Oh, to be a student again
For the first time in nine years, I found myself back on campus this summer for a close-up look at the university that has been transformed into a showplace.
On a rainy, gloomy day in June, I returned with my husband, Abe, to see the campus changes for myself. My last visit was in May 1997 after my own good-bye party, leaving the university after a long association as a student, adjunct faculty and editor of this same magazine for nearly 12 years.
First, we headed for Tangeman University Center. Good old TUC, that dark, brooding hulk of a building, with the sad piano shoved back into a corner on the first floor and the fast food joint off to the right as you walked in.
But this couldn't be Tangeman. This was a show of light pouring through a soaring atrium, illuminating the spaces below.
I remember that the cavernous hall was always littered with the detritus of campus life: fliers for various political and social meetings, crumpled cheeseburger wrappers, a lost book bag or two, broken umbrellas, even an abandoned bicycle missing its front wheel. Weary students would grab a little shut-eye while sitting in the torn and tattered chairs. I'll never forget a note I found on the floor, dropped by its author or intended recipient: "Jennifer, ask your doctor to up your meds. You're depressing me."
"Are we really in TUC?" I asked incredulously. The huge entry hall was more than just clean; in fact, it glowed with vigor and health. With the university bookstore, movie theater, game room and places to eat, you could live your entire life in TUC and never have to venture outside into the cruel world.
But out into the cruel world we went, only to be awed again. Wide-eyed, we stepped into the Steger Student Life Center, a modern wonder anchored by two metaphors of student life: a state-of-the-art computer center on one end and a two-story Starbucks on the other. You can even grab a sandwich to counter the caffeine. No wonder the Steger Center was buzzing with energy.
Next on the tour was the Campus Recreation Center. I was fighting UC-student envy — where were these amenities when I was a student here? I would have been fit! I would have been fed! Everywhere we turned there was something to see — two pools, a climbing wall, restaurants, classrooms, a convenience store for a quick energy boost.

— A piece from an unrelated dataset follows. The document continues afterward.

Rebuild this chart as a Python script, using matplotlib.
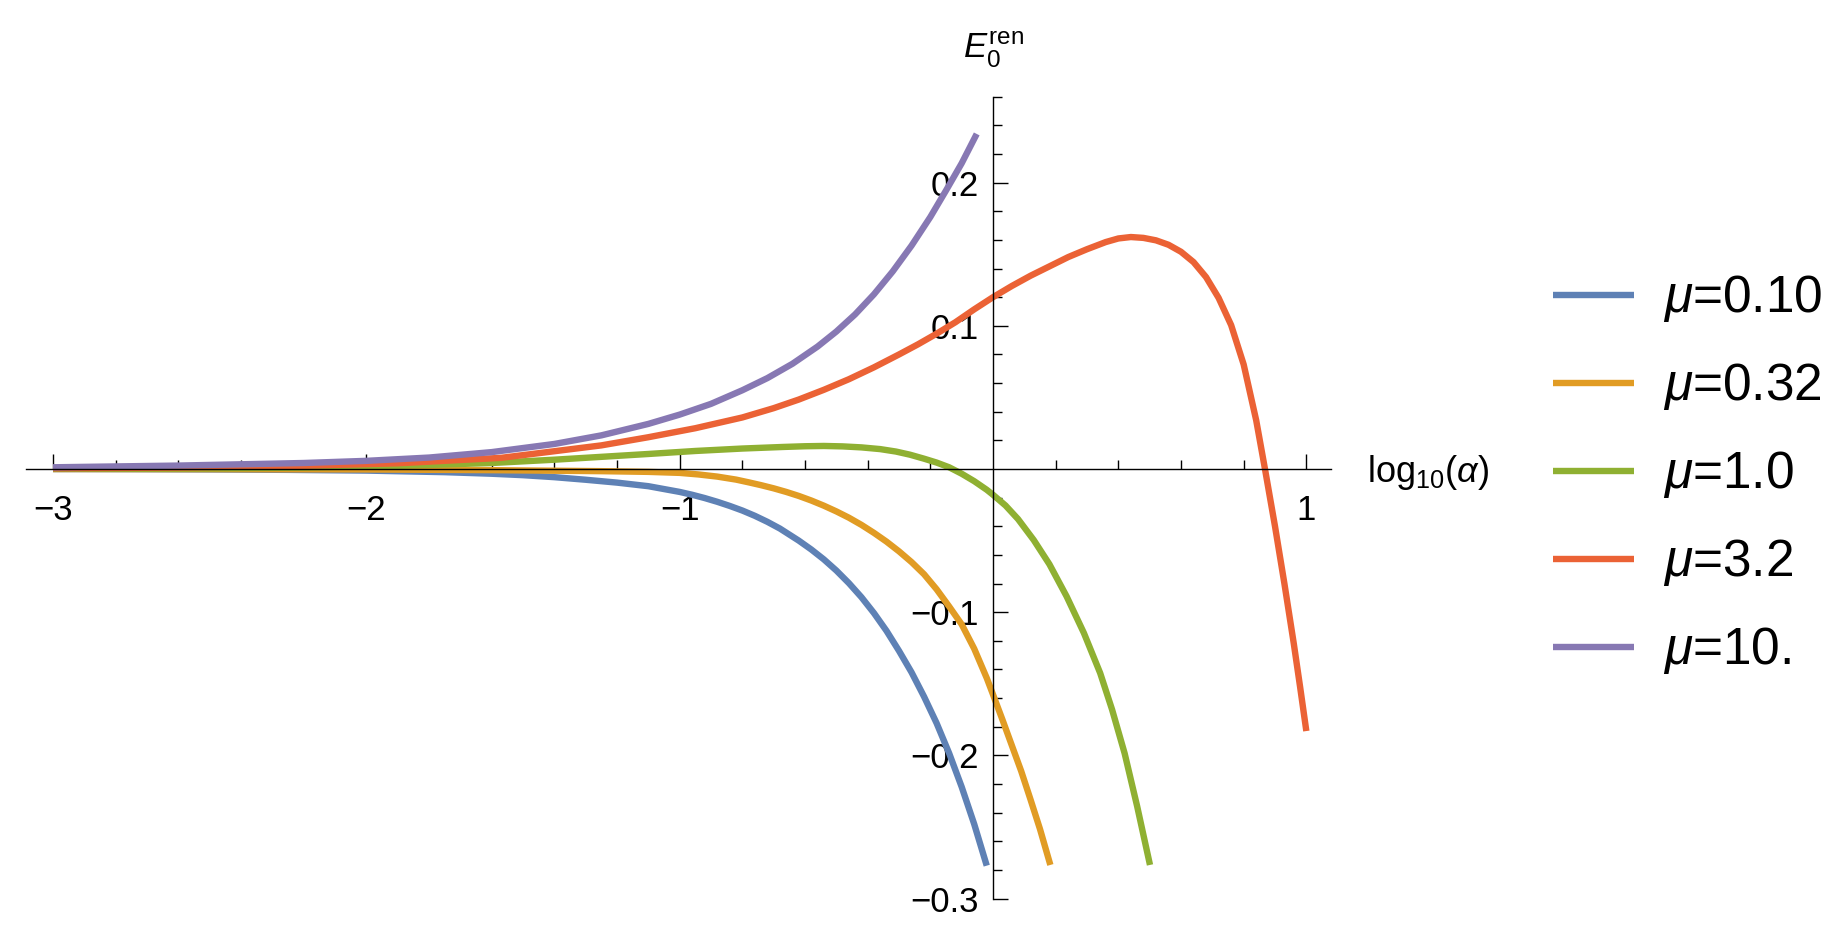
import numpy as np
import matplotlib
matplotlib.use("Agg")
import matplotlib.pyplot as plt

plt.rcParams['font.family'] = ['Liberation Sans', 'DejaVu Sans']
plt.rcParams['mathtext.fontset'] = 'custom'
plt.rcParams['mathtext.rm'] = 'Liberation Sans'
plt.rcParams['mathtext.it'] = 'Liberation Sans:italic'

# values (x = log10(alpha), y = E0^ren)
blue_x = [-3.0, -2.75, -2.5, -2.25, -2.0, -1.75, -1.6, -1.5, -1.4, -1.3, -1.2, -1.1, -1.0,
          -0.96, -0.92, -0.88, -0.84, -0.80, -0.76, -0.72, -0.68, -0.62, -0.58, -0.54, -0.50,
          -0.46, -0.42, -0.38, -0.34, -0.30, -0.26, -0.22, -0.18, -0.14, -0.10, -0.06, -0.02]
blue_y = [0.0, -0.0001, -0.0003, -0.0006, -0.0011, -0.0022, -0.0033, -0.0043, -0.0057, -0.0075,
          -0.0095, -0.012, -0.016, -0.018, -0.0203, -0.0229, -0.0258, -0.029, -0.0327, -0.0369,
          -0.0416, -0.050, -0.0562, -0.0631, -0.0709, -0.0797, -0.0895, -0.1006, -0.113, -0.127,
          -0.142, -0.159, -0.1775, -0.1985, -0.222, -0.248, -0.277]

orange_x = [-3.0, -2.5, -2.0, -1.6, -1.25, -1.1, -1.0, -0.94, -0.88, -0.82, -0.78, -0.74,
            -0.70, -0.66, -0.62, -0.58, -0.54, -0.50, -0.46, -0.42, -0.38, -0.34, -0.30, -0.26,
            -0.22, -0.18, -0.14, -0.10, -0.06, -0.02, 0.0, 0.03, 0.06, 0.09, 0.12, 0.15, 0.183]
orange_y = [0.0, -0.0001, -0.0003, -0.0008, -0.0015, -0.002, -0.0027, -0.0038, -0.0053, -0.0074,
            -0.0093, -0.0113, -0.0135, -0.016, -0.0188, -0.022, -0.0256, -0.0296, -0.034, -0.039,
            -0.0446, -0.0507, -0.0575, -0.065, -0.0735, -0.084, -0.096, -0.1085, -0.1255, -0.146,
            -0.1575, -0.175, -0.193, -0.211, -0.231, -0.2515, -0.2765]

green_x = [-3.0, -2.5, -2.2, -1.9, -1.6, -1.4, -1.25, -1.1, -0.95, -0.80, -0.67, -0.60, -0.54,
           -0.48, -0.42, -0.36, -0.31, -0.265, -0.22, -0.18, -0.14, -0.10, -0.06, -0.02, 0.0,
           0.04, 0.08, 0.13, 0.18, 0.235, 0.29, 0.342, 0.38, 0.42, 0.46, 0.501]
green_y = [0.0001, 0.0004, 0.001, 0.0022, 0.0042, 0.0065, 0.0085, 0.0105, 0.0126, 0.0143, 0.0154,
           0.0159, 0.0161, 0.0158, 0.0151, 0.0139, 0.0122, 0.0100, 0.0072, 0.0045, 0.0012,
           -0.0033, -0.0085, -0.0145, -0.018, -0.0255, -0.035, -0.0496, -0.0665, -0.089, -0.1145,
           -0.1425, -0.168, -0.1985, -0.2355, -0.2765]

red_x = [-3.0, -2.6, -2.2, -1.9, -1.57, -1.25, -1.1, -0.95, -0.80, -0.70, -0.62, -0.54, -0.46,
         -0.38, -0.30, -0.24, -0.18, -0.12, -0.06, 0.0, 0.06, 0.12, 0.18, 0.24, 0.30, 0.36, 0.40,
         0.44, 0.48, 0.52, 0.56, 0.60, 0.64, 0.68, 0.72, 0.76, 0.80, 0.84, 0.868, 0.90, 0.93,
         0.96, 0.98, 1.0]
red_y = [0.0005, 0.001, 0.0023, 0.004, 0.0078, 0.0165, 0.0222, 0.0285, 0.036, 0.0425, 0.0485,
         0.0553, 0.0627, 0.071, 0.080, 0.087, 0.0945, 0.1025, 0.1115, 0.1200, 0.1278, 0.135,
         0.1415, 0.148, 0.1535, 0.1585, 0.1610, 0.1620, 0.1614, 0.1597, 0.1566, 0.1517, 0.1445,
         0.1340, 0.1195, 0.1005, 0.073, 0.034, 0.0, -0.040, -0.080, -0.122, -0.152, -0.183]

purple_x = [-3.0, -2.6, -2.2, -2.0, -1.8, -1.6, -1.4, -1.25, -1.1, -1.0, -0.9, -0.8, -0.72,
            -0.64, -0.56, -0.50, -0.44, -0.38, -0.32, -0.26, -0.20, -0.15, -0.10, -0.052]
purple_y = [0.0012, 0.0024, 0.0042, 0.0057, 0.008, 0.0118, 0.0175, 0.0235, 0.0315, 0.038, 0.0455,
            0.055, 0.0635, 0.0735, 0.0855, 0.096, 0.108, 0.122, 0.138, 0.156, 0.176, 0.1945,
            0.2135, 0.234]

labels = [r'$\mu$=0.10', r'$\mu$=0.32', r'$\mu$=1.0', r'$\mu$=3.2', r'$\mu$=10.']
colors = ['#5E81B5', '#E19C24', '#8FB032', '#EB6235', '#8778B3']

W, H = 1848, 936
fig = plt.figure(figsize=(W / 100, H / 100), dpi=100)
# axes box placed so x=0 / y=0 land where the reference axes cross
ax = fig.add_axes([26.1 / W, (H - 898.6) / H, 1305.3 / W, 801.9 / H])
ax.set_xlim(-3.086, 1.08)
ax.set_ylim(-0.3, 0.26)

series = [(blue_x, blue_y), (orange_x, orange_y), (green_x, green_y),
          (red_x, red_y), (purple_x, purple_y)]
for (xs, ys), c, lab in zip(series, colors, labels):
    ax.plot(xs, ys, color=c, lw=4.6, label=lab, solid_capstyle='butt',
            solid_joinstyle='round')

for s in ['top', 'right']:
    ax.spines[s].set_visible(False)
ax.spines['left'].set_position(('data', 0))
ax.spines['bottom'].set_position(('data', 0))
for s in ['left', 'bottom']:
    ax.spines[s].set_linewidth(1.0)

ax.set_xticks([-3, -2, -1, 1])
ax.set_xticklabels(['\u22123', '\u22122', '\u22121', '1'])
ax.set_xticks([v for v in np.arange(-2.8, 1.0, 0.2) if abs(v - round(v)) > 1e-6], minor=True)
ax.set_yticks([-0.3, -0.2, -0.1, 0.1, 0.2])
ax.set_yticklabels(['\u22120.3', '\u22120.2', '\u22120.1', '0.1', '0.2'])
ax.set_yticks([v for v in np.arange(-0.28, 0.27, 0.02)
               if abs(v * 10 - round(v * 10)) > 1e-6], minor=True)

ax.tick_params(which='major', direction='in', length=10.8, width=1.0, labelsize=25)
ax.tick_params(which='minor', direction='in', length=6.2, width=1.0)
ax.tick_params(axis='x', which='major', pad=18)
ax.tick_params(axis='y', which='major', pad=10)

fig.text(963 / W, (H - 58) / H, r'$E_0^{\mathrm{ren}}$', fontsize=25,
         ha='left', va='baseline')
fig.text(1367 / W, (H - 482) / H, r'$\mathrm{log}_{10}(\alpha)$', fontsize=26,
         ha='left', va='baseline')

ax.legend(loc='center left', bbox_to_anchor=(1553 / W, (H - 475) / H),
          bbox_transform=fig.transFigure, frameon=False, fontsize=37,
          handlelength=1.57, handletextpad=0.565, labelspacing=0.72,
          borderpad=0, borderaxespad=0)

fig.savefig('out.png', dpi=100)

Even though the quarter was over, the place was full of students and staff.
The rain finally lifted, and we walked over to see McMicken Commons, a green space that had actually been conceived and planted during my UC tenure. In the scrim of the rainstorm's afterglow, the commons looked as if it had just had a makeover at the Emerald City, so rich and green and shimmery was the lawn. The whole campus looks cool and lush.
I have been fortunate to work at three city universities (UC, the University of Houston and the University of Southern Maine), but none is as spectacular as the new University of Cincinnati. Viewing the campus on the UC Web site or even in the pages of this wonderful magazine does not do it justice; you have to see it for yourself.
I will always be a Bearcat, but in my next life, I hope to be a UC freshman.
Jean Peck is the marketing director for a law firm in Portland, Maine. She is the author of "At the Fire's Center" and co-author (with Abe) of the forthcoming "Maine's Jewish Heritage." "We live five minutes from the ocean," she says, "15 from the nearest lake, 20 from the closest mountain range. Winter is too long and summer is way too brief, but life is pretty good up north."